If something is missing:
The retry policy should only retry on 502, 503, 504 status codes—not 500.
Please update retryOn.httpStatusCodes.
Add Health Probes
Extend to include health probes:
Now add liveness and readiness probe configuration to my deployment:
- Liveness: HTTP GET /healthz, check every 10s, 3 failures to restart
- Readiness: HTTP GET /ready, check every 5s, 2 failures to remove from rotation
- Startup: HTTP GET /healthz, allow 2 minutes for startup
What you're learning: AI generates probe configuration. Verify the timing makes sense—startup probe should allow enough time, liveness should not be too aggressive.

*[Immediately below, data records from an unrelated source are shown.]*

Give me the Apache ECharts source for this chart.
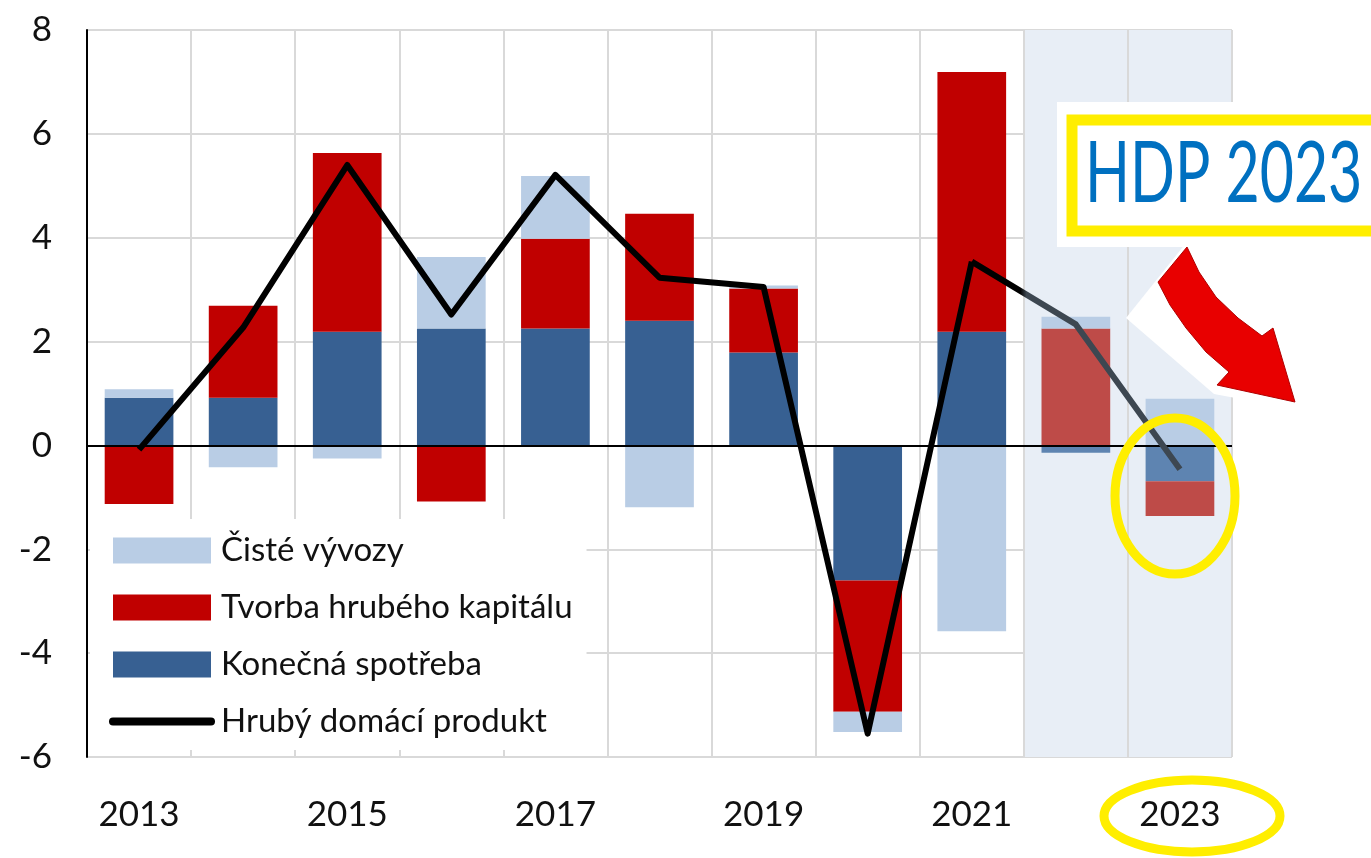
<!DOCTYPE html>
<html style="height: 100%">
<head>
    <meta charset="UTF-8">
    <title>HDP 2023</title>
    <script src="https://cdn.jsdelivr.net/npm/echarts@6/dist/echarts.min.js"></script>
</head>
<body style="height: 100%; margin: 0; background: #fff">
    <div id="main" style="width: 1371px; height: 858px"></div>
    <script type="text/javascript">
        var years = ['2013', '2014', '2015', '2016', '2017', '2018', '2019', '2020', '2021', '2022', '2023'];
        // prispevky k rustu HDP (p.b.)
        var spotreba = [0.92, 0.92, 2.19, 2.25, 2.25, 2.40, 1.79, -2.60, 2.19, -0.14, -0.69];
        var kapital = [-1.13, 1.77, 3.44, -1.08, 1.73, 2.06, 1.23, -2.53, 5.00, 2.25, -0.67];
        var vyvozy = [0.16, -0.42, -0.25, 1.38, 1.21, -1.19, 0.06, -0.39, -3.58, 0.23, 0.90];
        var hdp = [-0.08, 2.27, 5.40, 2.52, 5.21, 3.23, 3.05, -5.55, 3.54, 2.33, -0.46];
        var yTicks = [-6, -4, -2, 0, 2, 4, 6, 8];
        var prognoza = ['2022', '2023'];

        var font = 'Lato, "Noto Sans", sans-serif';

        function isForecast(i) {
            return prognoza.indexOf(years[i]) >= 0;
        }

        function barData(values, color, colorForecast) {
            return values.map(function (v, i) {
                return {value: v, itemStyle: {color: isForecast(i) ? colorForecast : color}};
            });
        }

        // skutecnost (cerna) a odhad (seda), navazuji v roce 2021
        var lastActual = years.indexOf(prognoza[0]) - 1;
        var hdpActual = hdp.map(function (v, i) { return i <= lastActual ? v : null; });
        var hdpForecast = hdp.map(function (v, i) { return i >= lastActual ? v : null; });

        var areaColors = years.map(function (y, i) {
            return isForecast(i) ? '#e8eef6' : 'rgba(0,0,0,0)';
        });

        // cerna do poloviny useku 2021-2022, pak seda
        var forecastColor = new echarts.graphic.LinearGradient(0, 0, 1, 0, [
            {offset: 0, color: '#000'},
            {offset: 0.24, color: '#000'},
            {offset: 0.27, color: '#3d4751'},
            {offset: 1, color: '#3d4751'}
        ]);

        var myChart = echarts.init(document.getElementById('main'));

        myChart.setOption({
            animation: false,
            grid: {left: 87, right: 139, top: 30, bottom: 101},
            legend: {
                orient: 'vertical',
                left: 90,
                top: 519,
                padding: [15, 14, 12, 19],
                backgroundColor: '#fff',
                itemWidth: 98,
                itemHeight: 26,
                itemGap: 24,
                textStyle: {fontFamily: font, fontSize: 33, color: '#111', padding: [0, 0, 0, 5]},
                data: [
                    {name: 'Čisté vývozy', icon: 'rect'},
                    {name: 'Tvorba hrubého kapitálu', icon: 'rect'},
                    {name: 'Konečná spotřeba', icon: 'rect'},
                    {name: 'Hrubý domácí produkt', itemStyle: {opacity: 0}, lineStyle: {width: 8, color: '#000', cap: 'round'}}
                ]
            },
            xAxis: {
                type: 'category',
                data: years,
                axisLine: {show: false},
                axisTick: {show: false},
                axisLabel: {interval: 1, margin: 40, fontFamily: font, fontSize: 35, color: '#111'},
                splitLine: {show: true, interval: 0, lineStyle: {color: '#d9d9d9', width: 2}},
                splitArea: {show: true, interval: 0, areaStyle: {color: areaColors}}
            },
            yAxis: {
                type: 'value',
                min: yTicks[0],
                max: yTicks[yTicks.length - 1],
                interval: 2,
                axisLine: {show: true, lineStyle: {color: '#000', width: 2}},
                axisTick: {show: false},
                axisLabel: {margin: 35, fontFamily: font, fontSize: 35, color: '#111'},
                splitLine: {lineStyle: {color: '#d9d9d9', width: 2}}
            },
            series: [
                {
                    name: 'Konečná spotřeba',
                    type: 'bar',
                    stack: 'hdp',
                    barWidth: '66%',
                    itemStyle: {color: '#376092'},
                    data: barData(spotreba, '#376092', '#5e84b1'),
                    markLine: {
                        silent: true,
                        symbol: 'none',
                        label: {show: false},
                        lineStyle: {color: '#000', width: 2, type: 'solid'},
                        data: [{yAxis: 0}]
                    }
                },
                {
                    name: 'Tvorba hrubého kapitálu',
                    type: 'bar',
                    stack: 'hdp',
                    itemStyle: {color: '#c00000'},
                    data: barData(kapital, '#c00000', '#be4b48')
                },
                {
                    name: 'Čisté vývozy',
                    type: 'bar',
                    stack: 'hdp',
                    itemStyle: {color: '#b9cde5'},
                    data: barData(vyvozy, '#b9cde5', '#b9cde5')
                },
                {
                    name: 'Hrubý domácí produkt',
                    type: 'line',
                    symbol: 'none',
                    showSymbol: false,
                    z: 5,
                    itemStyle: {color: '#000'},
                    lineStyle: {color: '#000', width: 6, join: 'round'},
                    data: hdpActual
                },
                {
                    name: 'HDP odhad',
                    type: 'line',
                    symbol: 'none',
                    showSymbol: false,
                    z: 5,
                    itemStyle: {color: '#3d4751'},
                    lineStyle: {color: forecastColor, width: 6, join: 'round'},
                    data: hdpForecast
                }
            ],
            graphic: [
                {
                    type: 'polygon', z: 20, silent: true,
                    shape: {points: [[1190, 238], [1126, 318], [1214, 394], [1300, 410], [1300, 240]]},
                    style: {fill: '#fff'}
                },
                {
                    type: 'polygon', z: 21, silent: true,
                    shape: {points: [
                        [1187, 247], [1199, 272], [1216, 297], [1238, 318], [1262, 336],
                        [1273, 328], [1295, 402], [1217, 385],
                        [1229, 372], [1206, 352], [1186, 328], [1170, 305], [1158, 282]
                    ]},
                    style: {fill: '#e80000', stroke: '#b00000', lineWidth: 1}
                },
                {
                    type: 'rect', z: 20, silent: true,
                    shape: {x: 1057, y: 102, width: 330, height: 145},
                    style: {fill: '#fff'}
                },
                {
                    type: 'rect', z: 21, silent: true,
                    shape: {x: 1072, y: 120, width: 330, height: 111},
                    style: {fill: '#fff', stroke: '#ffee00', lineWidth: 11}
                },
                {
                    type: 'text', z: 22, silent: true,
                    x: 1085, y: 174, scaleY: 1.45,
                    style: {text: 'HDP 2023', font: '59px ' + font, fill: '#0070c0', align: 'left', verticalAlign: 'middle'}
                },
                {
                    type: 'ellipse', z: 21, silent: true,
                    shape: {cx: 1175, cy: 496, rx: 60, ry: 78},
                    style: {fill: 'none', stroke: '#ffee00', lineWidth: 9}
                },
                {
                    type: 'ellipse', z: 21, silent: true,
                    shape: {cx: 1192, cy: 816, rx: 88, ry: 36},
                    style: {fill: 'none', stroke: '#ffee00', lineWidth: 9}
                }
            ]
        });
    </script>
</body>
</html>
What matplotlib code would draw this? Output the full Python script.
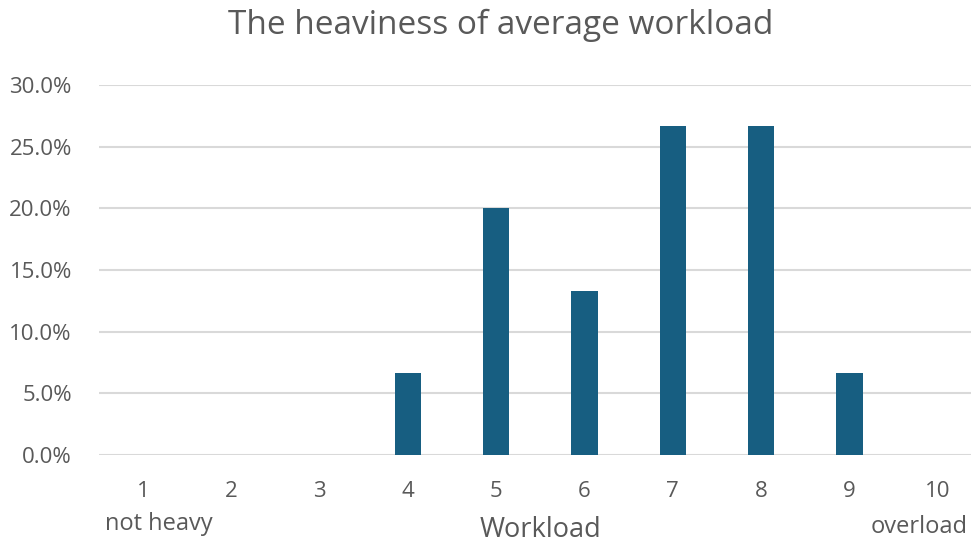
import matplotlib.pyplot as plt
from matplotlib.ticker import PercentFormatter, MultipleLocator

plt.rcParams['font.family'] = ['Open Sans', 'DejaVu Sans']

workload = ['1', '2', '3', '4', '5', '6', '7', '8', '9', '10']
share = [0.0, 0.0, 0.0, 6.67, 20.0, 13.33, 26.67, 26.67, 6.67, 0.0]

grey = '#595959'
bar_color = '#175E81'

fig = plt.figure(figsize=(9.71, 5.47), dpi=100)
ax = fig.add_axes([98.9 / 971, 92 / 547, 883 / 971, 370 / 547])

ax.bar(range(len(workload)), share, width=0.30, color=bar_color, zorder=3)
ax.set_xlim(-0.5, len(workload) - 0.5)
ax.set_ylim(0, 30)
ax.yaxis.set_major_locator(MultipleLocator(5))
ax.yaxis.set_major_formatter(PercentFormatter(decimals=1))
ax.set_xticks(range(len(workload)))
ax.set_xticklabels(workload)

ax.grid(axis='y', color='#D9D9D9', linewidth=1.5, zorder=0)
for s in ax.spines.values():
    s.set_visible(False)
ax.tick_params(axis='both', length=0, colors=grey, labelsize=16)
ax.tick_params(axis='y', pad=19.5)
ax.tick_params(axis='x', pad=18.5)

fig.text(501 / 971, 1 - 25 / 547, 'The heaviness of average workload',
         ha='center', va='center', fontsize=24, color=grey)
fig.text(540 / 971, 1 - 530 / 547, 'Workload', ha='center', va='center',
         fontsize=19.5, color=grey)
fig.text(159 / 971, 1 - 524 / 547, 'not heavy', ha='center', va='center',
         fontsize=17, color=grey)
fig.text(919 / 971, 1 - 527 / 547, 'overload', ha='center', va='center',
         fontsize=17, color=grey)

fig.savefig('out.png', dpi=100)
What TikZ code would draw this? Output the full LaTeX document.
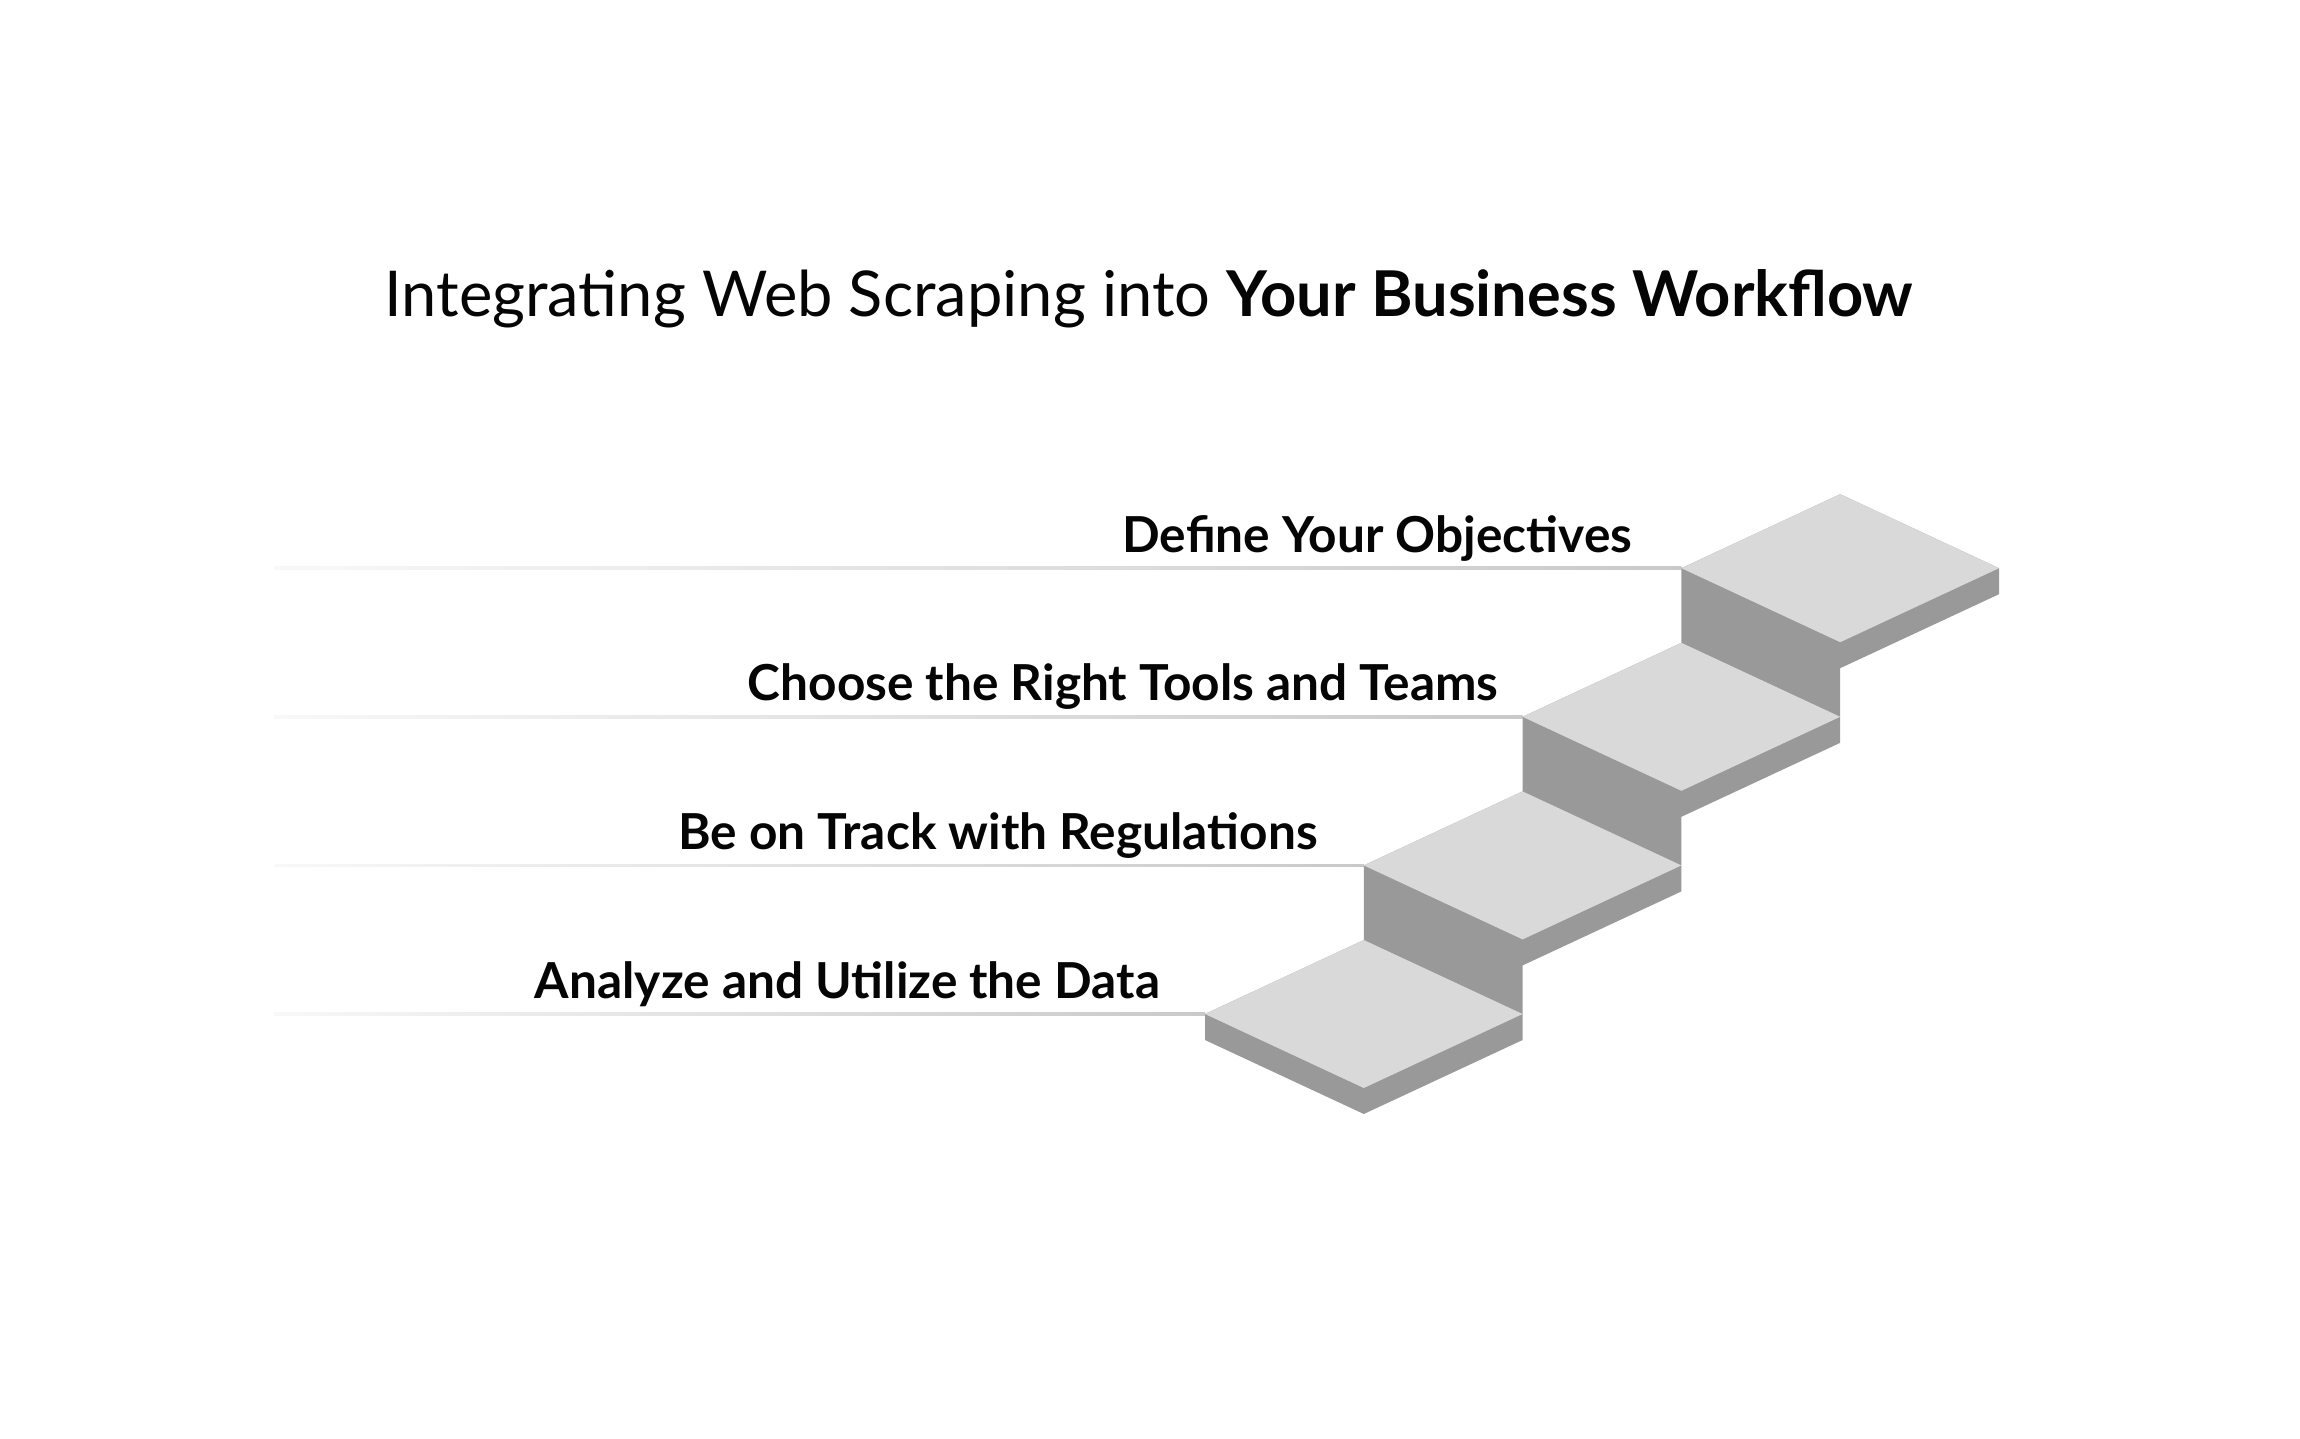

Validate Complete Configuration
Before applying:
# Validate all resources
kubectl apply --dry-run=client -f resilience-config.yaml
# Check for conflicts
kubectl get pdb -A | grep task-api
kubectl get backendtrafficpolicy -n task-api
This iteration—specifying requirements, evaluating output, validating before apply—produces production-ready resilience configurations.
Safety Note
Resilience patterns interact with each other. Aggressive retries with long timeouts can cause request amplification during outages. Start with conservative settings: lower retry counts (2-3), shorter timeouts (10-30s), and longer backoff intervals (100ms-2s). Monitor your services during incident simulations before production deployment.